The Akilam nine  is one of the sub-sections of Akilathirattu Ammanai the Primary scripture of Ayyavazhi. It describes the events taking place immediately before and at the time of incarnation of Vaikundar in the world.

Discussions with Vyakarar
Thirumal discussed with Isurar regarding his birth in the world. After that he called the saint Vyakarar and inquired about the events that took place in the world from the beginnings and also the events that will take place till the end of times. After Vyakarar detailed about these events, he inscribed those in a stone in the Kayilai.

Saints in Tiruchendur
As per the instructions given by Thirumal, many saints reached Chendur with him. After this, Thirumal beget a child in the ocean and sent him into the land of Detchanam for the purpose of destroying Kali. Seeing the arrival of Thirumal in Chendur, Arumugan gave him a warm welcome and requested that everyone stay back in Chendur. Hearing this, Narayanar appreciated the rule of Murugan and called him son-in-law.

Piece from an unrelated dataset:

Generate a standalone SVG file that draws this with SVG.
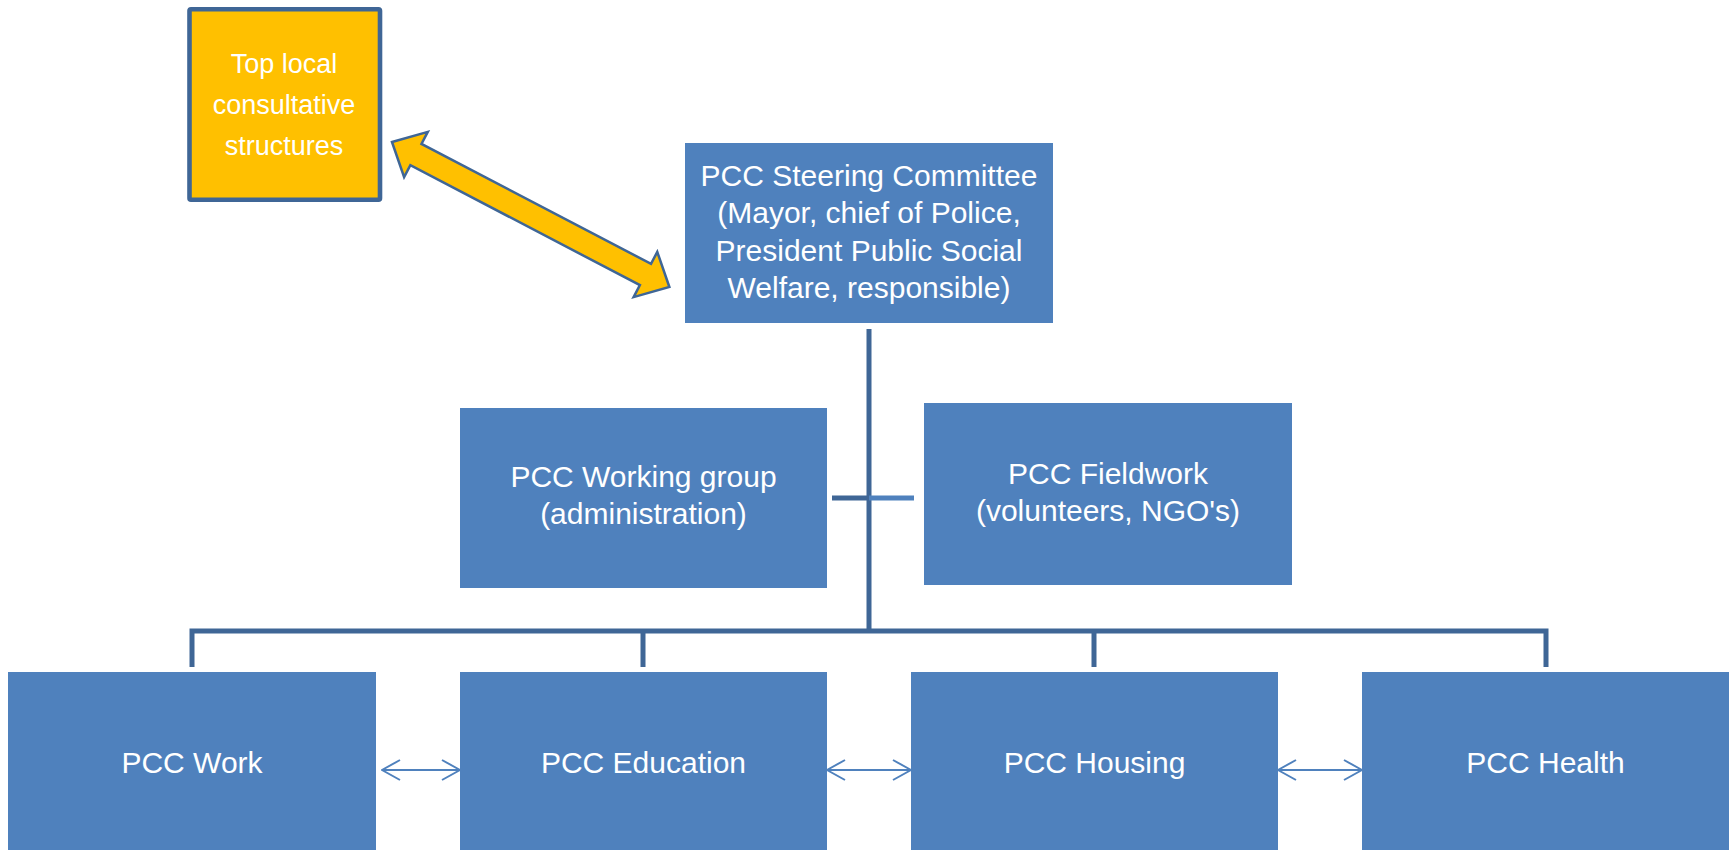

He then spoke with Isar and reached the shores of Thiruchendur sea.

Incarnation of Vaikundar
When the day came, In Kali yuga, the Lord Narayana himself incarnated as Vaikundar during an encounter with a deity Goddess Lakshmi, he was beget inside the sea and arose from the sea of Tiruchendur on Kollam Year 1008 at 20th day of Tamil Month Masi (1 March 1833 CE, Friday). Lord Vaikundar was born out of the sea of Tiruchendur and Thirumal gave him the fourth Vinchai. Vaikundar took the human form as Pantaram at Tharuvaiyur near seashore, this is considered a unique avatar.